What this task involves: Show all lines from the listing below that contain "page".

--- Start of Extracted entries ---

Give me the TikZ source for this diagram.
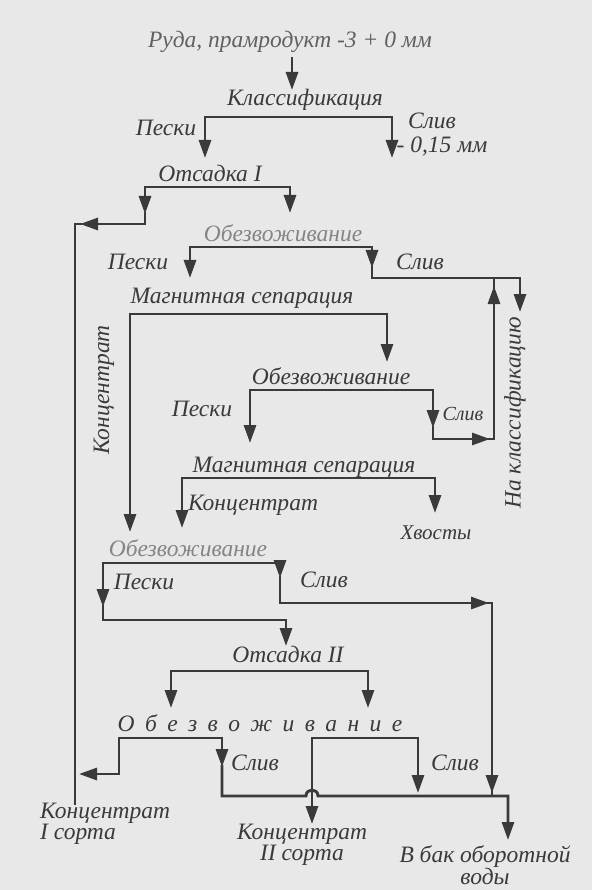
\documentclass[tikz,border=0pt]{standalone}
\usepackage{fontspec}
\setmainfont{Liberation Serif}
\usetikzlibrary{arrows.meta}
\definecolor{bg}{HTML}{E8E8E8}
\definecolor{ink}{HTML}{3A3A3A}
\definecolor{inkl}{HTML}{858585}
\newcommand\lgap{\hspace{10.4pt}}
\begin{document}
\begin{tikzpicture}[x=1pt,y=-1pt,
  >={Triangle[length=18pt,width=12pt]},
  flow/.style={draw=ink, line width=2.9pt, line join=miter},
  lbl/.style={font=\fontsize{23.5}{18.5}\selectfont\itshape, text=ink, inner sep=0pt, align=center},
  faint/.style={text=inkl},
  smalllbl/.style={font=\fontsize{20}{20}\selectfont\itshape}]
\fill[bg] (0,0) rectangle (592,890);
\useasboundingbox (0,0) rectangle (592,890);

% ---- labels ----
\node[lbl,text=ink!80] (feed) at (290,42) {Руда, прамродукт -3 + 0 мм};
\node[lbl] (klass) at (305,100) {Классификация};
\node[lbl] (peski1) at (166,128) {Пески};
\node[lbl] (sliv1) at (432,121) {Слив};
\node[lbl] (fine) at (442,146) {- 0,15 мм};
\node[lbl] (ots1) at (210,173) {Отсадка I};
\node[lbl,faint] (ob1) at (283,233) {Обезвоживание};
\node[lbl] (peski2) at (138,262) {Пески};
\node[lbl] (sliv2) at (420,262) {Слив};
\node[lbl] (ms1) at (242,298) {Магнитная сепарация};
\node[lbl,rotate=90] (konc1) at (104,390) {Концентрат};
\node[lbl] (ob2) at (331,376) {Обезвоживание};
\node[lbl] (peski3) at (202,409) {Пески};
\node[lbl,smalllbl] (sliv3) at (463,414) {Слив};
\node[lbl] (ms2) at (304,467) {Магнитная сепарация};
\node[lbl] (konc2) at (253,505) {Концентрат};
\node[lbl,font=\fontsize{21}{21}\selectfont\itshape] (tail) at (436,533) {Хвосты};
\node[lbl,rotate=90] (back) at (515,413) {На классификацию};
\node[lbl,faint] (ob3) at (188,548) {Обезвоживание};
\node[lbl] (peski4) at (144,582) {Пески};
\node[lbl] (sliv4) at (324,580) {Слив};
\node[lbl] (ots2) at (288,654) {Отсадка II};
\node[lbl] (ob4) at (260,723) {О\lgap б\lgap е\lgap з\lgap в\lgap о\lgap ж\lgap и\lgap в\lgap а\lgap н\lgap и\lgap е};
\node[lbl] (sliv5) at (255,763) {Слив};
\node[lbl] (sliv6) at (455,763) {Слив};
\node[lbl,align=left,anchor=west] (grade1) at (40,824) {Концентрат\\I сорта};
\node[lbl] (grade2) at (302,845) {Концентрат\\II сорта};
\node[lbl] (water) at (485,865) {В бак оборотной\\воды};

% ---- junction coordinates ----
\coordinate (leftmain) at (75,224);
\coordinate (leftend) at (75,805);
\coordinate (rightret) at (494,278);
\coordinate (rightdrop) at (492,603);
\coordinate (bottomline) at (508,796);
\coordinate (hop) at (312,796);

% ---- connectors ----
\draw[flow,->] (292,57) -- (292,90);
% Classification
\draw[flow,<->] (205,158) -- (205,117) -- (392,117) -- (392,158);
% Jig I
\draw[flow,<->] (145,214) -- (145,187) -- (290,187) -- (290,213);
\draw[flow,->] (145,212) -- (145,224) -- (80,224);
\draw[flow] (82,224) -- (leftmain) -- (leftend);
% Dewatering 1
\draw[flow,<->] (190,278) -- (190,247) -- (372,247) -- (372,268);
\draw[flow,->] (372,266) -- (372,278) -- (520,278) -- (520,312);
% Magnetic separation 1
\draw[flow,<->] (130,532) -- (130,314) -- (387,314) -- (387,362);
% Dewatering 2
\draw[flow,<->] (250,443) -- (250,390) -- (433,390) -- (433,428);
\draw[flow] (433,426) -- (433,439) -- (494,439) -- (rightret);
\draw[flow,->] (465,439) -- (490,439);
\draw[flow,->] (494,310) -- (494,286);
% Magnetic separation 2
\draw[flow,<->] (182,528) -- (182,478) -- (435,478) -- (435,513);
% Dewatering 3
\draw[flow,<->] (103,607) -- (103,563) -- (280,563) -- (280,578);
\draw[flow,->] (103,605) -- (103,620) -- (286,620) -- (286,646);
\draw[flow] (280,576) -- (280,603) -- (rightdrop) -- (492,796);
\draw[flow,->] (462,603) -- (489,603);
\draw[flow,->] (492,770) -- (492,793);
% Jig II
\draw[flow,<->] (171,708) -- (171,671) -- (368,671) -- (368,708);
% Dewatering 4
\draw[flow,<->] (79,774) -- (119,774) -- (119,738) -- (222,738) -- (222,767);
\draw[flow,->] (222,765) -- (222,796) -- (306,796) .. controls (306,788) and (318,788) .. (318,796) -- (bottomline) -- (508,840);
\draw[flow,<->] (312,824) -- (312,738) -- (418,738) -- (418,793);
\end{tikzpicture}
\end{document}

--- End of Extracted entries ---
--- Start of Extracted entries ---

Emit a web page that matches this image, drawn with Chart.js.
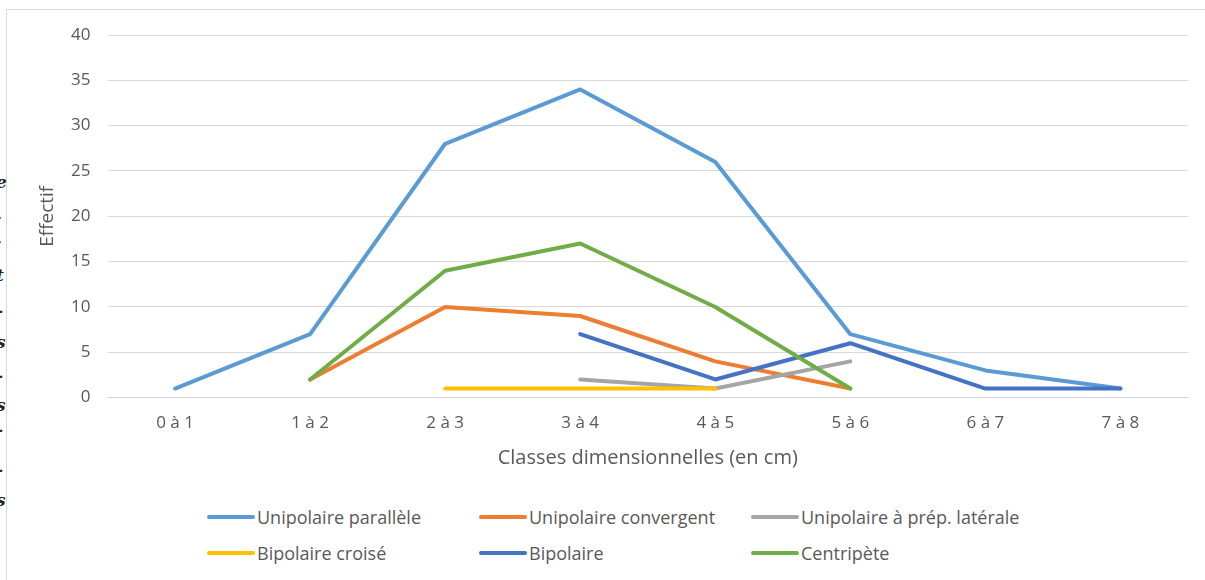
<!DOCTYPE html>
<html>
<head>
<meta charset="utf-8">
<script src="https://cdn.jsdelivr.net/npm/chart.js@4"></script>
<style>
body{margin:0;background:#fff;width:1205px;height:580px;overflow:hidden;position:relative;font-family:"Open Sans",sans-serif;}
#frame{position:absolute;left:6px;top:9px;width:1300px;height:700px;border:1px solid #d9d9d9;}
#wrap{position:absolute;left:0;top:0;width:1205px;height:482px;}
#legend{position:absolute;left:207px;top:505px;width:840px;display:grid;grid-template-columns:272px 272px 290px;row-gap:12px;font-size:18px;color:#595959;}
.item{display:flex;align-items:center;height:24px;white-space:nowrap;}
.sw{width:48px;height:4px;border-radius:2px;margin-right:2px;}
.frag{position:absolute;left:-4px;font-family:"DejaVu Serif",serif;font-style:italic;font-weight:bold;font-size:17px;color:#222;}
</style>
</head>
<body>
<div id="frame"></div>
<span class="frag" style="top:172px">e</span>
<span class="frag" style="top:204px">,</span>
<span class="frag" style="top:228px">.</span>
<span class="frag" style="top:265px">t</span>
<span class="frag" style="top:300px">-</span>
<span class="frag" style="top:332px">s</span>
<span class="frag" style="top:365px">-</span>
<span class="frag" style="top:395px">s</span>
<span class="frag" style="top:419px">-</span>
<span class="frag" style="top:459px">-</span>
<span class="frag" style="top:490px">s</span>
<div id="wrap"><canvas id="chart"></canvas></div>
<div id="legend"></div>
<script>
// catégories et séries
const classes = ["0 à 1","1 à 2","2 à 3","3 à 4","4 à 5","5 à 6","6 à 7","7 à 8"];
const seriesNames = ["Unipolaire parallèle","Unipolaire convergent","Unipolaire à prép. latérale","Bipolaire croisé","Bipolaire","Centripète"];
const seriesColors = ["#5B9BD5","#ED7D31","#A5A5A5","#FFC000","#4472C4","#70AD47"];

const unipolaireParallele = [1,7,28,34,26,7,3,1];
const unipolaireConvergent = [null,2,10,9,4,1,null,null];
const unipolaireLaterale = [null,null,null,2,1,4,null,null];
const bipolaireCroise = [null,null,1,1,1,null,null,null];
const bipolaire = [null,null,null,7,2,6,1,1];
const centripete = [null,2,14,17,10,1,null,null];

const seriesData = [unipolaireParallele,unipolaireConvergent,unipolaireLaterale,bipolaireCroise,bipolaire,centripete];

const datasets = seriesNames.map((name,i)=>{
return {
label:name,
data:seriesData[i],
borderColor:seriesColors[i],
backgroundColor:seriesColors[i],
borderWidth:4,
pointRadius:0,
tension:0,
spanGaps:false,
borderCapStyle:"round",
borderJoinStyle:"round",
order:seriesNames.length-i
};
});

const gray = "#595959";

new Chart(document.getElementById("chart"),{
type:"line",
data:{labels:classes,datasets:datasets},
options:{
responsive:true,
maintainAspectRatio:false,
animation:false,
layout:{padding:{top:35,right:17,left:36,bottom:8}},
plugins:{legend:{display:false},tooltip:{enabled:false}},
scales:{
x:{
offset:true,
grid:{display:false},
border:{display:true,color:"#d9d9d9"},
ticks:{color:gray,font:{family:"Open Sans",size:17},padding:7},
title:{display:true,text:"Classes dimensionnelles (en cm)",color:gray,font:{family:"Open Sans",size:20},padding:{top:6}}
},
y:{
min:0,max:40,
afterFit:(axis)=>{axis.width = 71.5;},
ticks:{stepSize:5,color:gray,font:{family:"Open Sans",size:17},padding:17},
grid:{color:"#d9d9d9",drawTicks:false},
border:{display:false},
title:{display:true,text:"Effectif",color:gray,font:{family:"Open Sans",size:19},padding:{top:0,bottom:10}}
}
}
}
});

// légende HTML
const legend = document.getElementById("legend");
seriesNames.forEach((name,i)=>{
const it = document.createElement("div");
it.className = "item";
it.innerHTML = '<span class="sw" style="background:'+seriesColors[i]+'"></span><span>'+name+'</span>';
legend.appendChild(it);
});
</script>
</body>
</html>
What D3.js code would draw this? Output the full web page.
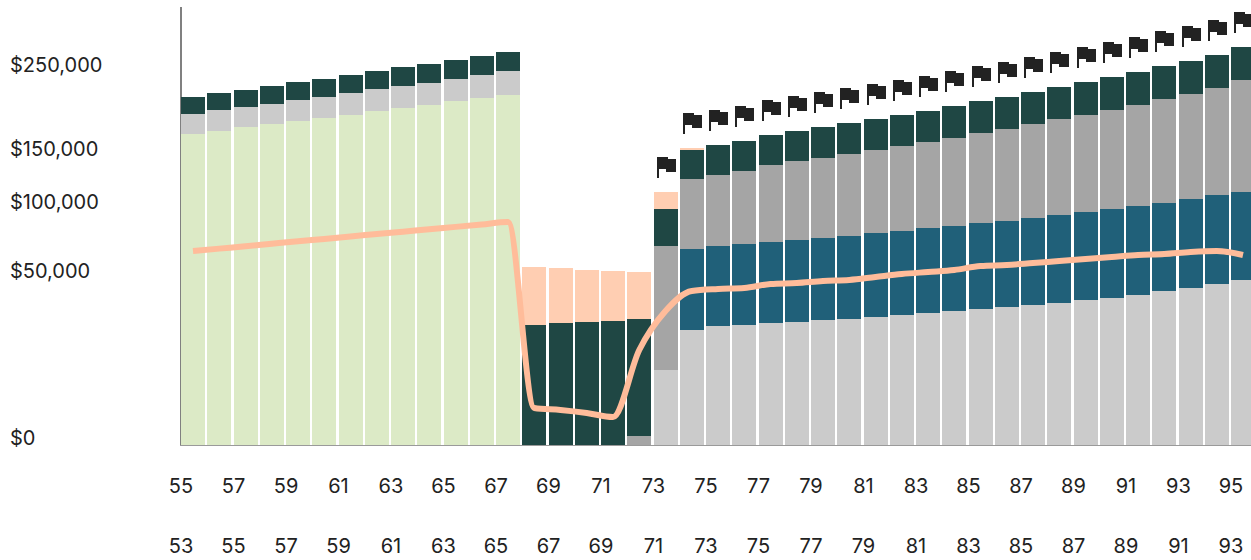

--- End of Extracted entries ---

The completed task:
Emit a web page that matches this image, drawn with Chart.js.
What D3.js code would draw this? Output the full web page.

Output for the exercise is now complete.